**TASK DIRECTIONS**: Repeat exactly the lines between and including those that contain "Convert this chart to matplotlib code." and "from matplotlib.lines import Line2D". Output no other line.

**DATA RECORDS**:
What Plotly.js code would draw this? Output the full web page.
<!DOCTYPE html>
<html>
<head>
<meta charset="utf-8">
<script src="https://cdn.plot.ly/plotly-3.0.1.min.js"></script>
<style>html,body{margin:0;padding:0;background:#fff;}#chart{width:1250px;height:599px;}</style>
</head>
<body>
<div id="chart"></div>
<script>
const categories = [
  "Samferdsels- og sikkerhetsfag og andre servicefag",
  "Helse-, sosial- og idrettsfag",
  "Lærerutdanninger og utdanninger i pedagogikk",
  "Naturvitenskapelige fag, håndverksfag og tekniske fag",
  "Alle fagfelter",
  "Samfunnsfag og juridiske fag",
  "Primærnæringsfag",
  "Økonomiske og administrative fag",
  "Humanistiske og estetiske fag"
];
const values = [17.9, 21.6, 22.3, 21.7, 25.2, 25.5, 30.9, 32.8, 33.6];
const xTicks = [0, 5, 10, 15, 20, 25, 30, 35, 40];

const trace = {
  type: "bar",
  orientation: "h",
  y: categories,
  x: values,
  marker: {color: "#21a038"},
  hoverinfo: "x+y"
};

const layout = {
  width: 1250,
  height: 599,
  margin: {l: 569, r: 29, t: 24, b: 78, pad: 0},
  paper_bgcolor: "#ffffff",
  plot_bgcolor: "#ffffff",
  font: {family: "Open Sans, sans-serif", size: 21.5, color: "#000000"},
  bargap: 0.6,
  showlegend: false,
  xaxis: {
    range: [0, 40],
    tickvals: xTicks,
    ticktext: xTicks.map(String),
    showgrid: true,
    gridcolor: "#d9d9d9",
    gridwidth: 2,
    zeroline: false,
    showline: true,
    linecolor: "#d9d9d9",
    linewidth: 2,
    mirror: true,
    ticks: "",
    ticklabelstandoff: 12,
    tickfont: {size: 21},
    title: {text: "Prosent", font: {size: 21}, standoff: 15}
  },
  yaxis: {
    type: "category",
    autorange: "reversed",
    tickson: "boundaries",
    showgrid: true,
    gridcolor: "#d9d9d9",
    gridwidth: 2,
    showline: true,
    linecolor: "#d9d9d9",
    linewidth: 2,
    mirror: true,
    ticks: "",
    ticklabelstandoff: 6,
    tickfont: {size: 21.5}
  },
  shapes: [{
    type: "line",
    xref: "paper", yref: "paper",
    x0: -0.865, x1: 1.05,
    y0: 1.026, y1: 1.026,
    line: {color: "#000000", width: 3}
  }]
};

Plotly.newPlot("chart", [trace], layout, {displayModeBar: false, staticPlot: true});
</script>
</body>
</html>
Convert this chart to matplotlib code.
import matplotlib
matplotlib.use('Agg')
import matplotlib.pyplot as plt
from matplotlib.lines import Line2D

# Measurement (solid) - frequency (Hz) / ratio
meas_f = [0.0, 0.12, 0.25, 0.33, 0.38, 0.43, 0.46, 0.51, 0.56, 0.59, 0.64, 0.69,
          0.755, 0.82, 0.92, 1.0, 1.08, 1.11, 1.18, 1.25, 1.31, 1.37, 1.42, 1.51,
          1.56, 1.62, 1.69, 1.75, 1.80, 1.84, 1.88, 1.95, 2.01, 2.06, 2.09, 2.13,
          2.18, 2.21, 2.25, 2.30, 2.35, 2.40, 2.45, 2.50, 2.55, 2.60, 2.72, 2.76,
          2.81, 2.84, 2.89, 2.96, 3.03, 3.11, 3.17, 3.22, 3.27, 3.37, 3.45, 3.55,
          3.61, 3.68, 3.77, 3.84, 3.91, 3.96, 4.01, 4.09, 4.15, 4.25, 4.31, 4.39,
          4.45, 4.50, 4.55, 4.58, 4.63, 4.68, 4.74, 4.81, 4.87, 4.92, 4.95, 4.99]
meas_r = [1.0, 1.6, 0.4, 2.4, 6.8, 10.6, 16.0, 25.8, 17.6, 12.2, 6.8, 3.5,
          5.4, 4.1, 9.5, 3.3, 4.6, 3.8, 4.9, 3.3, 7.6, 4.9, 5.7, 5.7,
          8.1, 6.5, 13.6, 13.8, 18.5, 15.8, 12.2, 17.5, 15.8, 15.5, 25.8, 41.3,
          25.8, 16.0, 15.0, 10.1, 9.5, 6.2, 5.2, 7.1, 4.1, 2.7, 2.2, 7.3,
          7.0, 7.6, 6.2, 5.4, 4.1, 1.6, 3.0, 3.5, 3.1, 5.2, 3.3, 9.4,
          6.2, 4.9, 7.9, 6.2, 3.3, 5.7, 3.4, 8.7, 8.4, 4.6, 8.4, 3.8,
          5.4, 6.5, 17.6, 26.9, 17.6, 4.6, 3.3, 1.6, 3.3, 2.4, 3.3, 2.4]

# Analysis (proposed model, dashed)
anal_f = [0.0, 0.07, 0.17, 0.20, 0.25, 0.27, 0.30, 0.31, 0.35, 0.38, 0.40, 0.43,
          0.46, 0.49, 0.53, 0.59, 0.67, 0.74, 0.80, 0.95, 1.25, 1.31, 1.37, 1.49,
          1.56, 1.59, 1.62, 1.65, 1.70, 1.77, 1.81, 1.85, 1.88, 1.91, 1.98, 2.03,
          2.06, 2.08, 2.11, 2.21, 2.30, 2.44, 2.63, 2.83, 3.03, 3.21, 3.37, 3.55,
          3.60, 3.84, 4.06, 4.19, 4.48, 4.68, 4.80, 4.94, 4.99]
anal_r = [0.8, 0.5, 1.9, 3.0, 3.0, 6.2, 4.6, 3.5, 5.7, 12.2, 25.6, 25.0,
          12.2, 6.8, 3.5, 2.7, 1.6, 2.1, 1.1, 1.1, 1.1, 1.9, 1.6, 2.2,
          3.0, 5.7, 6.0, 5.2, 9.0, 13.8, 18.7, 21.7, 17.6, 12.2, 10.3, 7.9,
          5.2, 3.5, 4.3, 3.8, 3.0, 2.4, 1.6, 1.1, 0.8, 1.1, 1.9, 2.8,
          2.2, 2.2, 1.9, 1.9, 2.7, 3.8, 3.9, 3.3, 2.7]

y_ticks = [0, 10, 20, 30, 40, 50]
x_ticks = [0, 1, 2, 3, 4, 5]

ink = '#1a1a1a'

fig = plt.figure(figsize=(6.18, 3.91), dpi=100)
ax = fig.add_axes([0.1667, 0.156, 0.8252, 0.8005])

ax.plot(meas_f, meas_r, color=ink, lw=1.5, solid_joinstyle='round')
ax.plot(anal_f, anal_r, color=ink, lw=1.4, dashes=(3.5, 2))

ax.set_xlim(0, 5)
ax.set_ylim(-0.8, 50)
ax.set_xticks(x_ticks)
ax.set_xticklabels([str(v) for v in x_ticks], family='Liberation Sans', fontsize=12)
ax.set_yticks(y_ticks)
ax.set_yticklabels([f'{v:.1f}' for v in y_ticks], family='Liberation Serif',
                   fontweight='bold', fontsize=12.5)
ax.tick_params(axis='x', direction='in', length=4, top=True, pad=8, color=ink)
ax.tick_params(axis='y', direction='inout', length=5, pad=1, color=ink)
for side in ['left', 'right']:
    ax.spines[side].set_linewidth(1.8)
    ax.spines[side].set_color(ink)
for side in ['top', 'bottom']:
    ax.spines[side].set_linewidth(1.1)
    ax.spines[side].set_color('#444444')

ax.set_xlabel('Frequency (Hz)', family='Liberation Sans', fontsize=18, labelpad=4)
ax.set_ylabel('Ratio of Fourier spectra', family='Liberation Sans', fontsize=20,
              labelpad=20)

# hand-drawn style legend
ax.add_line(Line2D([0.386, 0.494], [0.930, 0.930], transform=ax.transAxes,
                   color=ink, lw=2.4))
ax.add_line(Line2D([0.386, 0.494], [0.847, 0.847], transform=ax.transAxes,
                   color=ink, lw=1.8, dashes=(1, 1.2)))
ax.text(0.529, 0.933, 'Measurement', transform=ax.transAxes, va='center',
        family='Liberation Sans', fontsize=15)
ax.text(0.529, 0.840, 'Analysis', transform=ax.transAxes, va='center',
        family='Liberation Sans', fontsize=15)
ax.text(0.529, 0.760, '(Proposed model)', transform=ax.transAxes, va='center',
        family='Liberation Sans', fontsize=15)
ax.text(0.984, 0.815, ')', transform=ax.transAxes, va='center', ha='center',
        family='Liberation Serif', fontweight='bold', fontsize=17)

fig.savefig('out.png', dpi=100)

**SOLUTION TO THIS EXERCISE**:
Convert this chart to matplotlib code.
import matplotlib
matplotlib.use('Agg')
import matplotlib.pyplot as plt
from matplotlib.lines import Line2D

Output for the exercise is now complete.